Retailer Hibbett Sports saw a major net income drop in the third quarter, yet came in ahead of Wall Street’s earnings per share (EPS) expectations and updated its outlook for fiscal year 2018.
Net income was $7.6 million, down a whopping 48 percent, according to Nasdaq, compared to a net income of $14.6 million during the same period last year.
Third quarter EPS was $0.37 per diluted share, compared with earnings per diluted share of $0.66 last year, though above Reuters’ prediction of an EPS of $0.22.
However, net sales for the third quarter increased marginally to 0.4% to $237.8 million, compared to $237.0 million during the same period last year. Comparable store sales fell 1.3%. President and CEO of the company, Jeff Rosenthal, attributes the retailer’s e-commerce site, which went live earlier this year, and strong marketing initiatives as a reason for positive sales results.
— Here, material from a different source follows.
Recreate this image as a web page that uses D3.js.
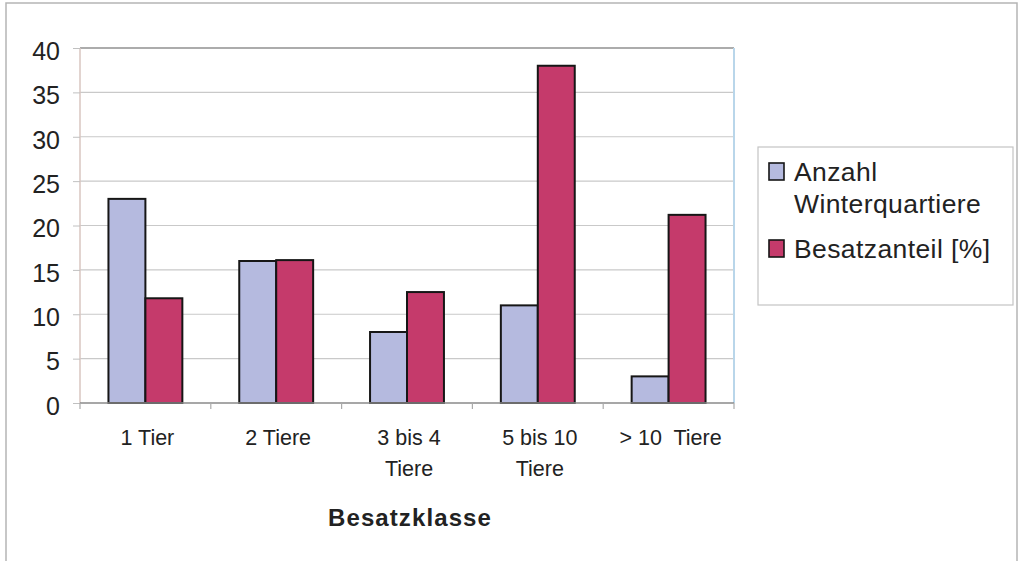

“Our e-commerce sales exceeded even our high expectations, as we experienced good response from early marketing initiatives and strong conversion from online traffic,” said Rosenthal.
Gross margin was 32 percent, compared to 35.4% during the same period in 2016. Hibbett attributes the decrease to promotions and markdowns in order to improve store inventory—causing inventory turns to majorly improve compared to the same time last year.
The company repurchased 1.2 million shares of common stock for around $15.9 million, with around $213.4 million of the total authorization remaining for future stock repurchase, according to the retailer.
“We were very pleased with the results for the quarter. Sales in equipment and accessories remained soft, but were offset by positive comparable store sales in footwear and significant improvement in branded apparel,” said Rosenthal. “We are confident that our initiatives surrounding e-commerce, improved assortments, and ongoing store rationalization are working, and we are well positioned now to compete effectively in a difficult retail environment.”
Hibbett Sports updated its outlook for FY2018, anticipating an EPS around $1.42 to $1.50, up from its previous guidance of $1.25 to $1.35. Comparable store sales are expected to be in the negative mid-single-digit range, which is better than the previously anticipated guidance in the negative mid to high single-digit range.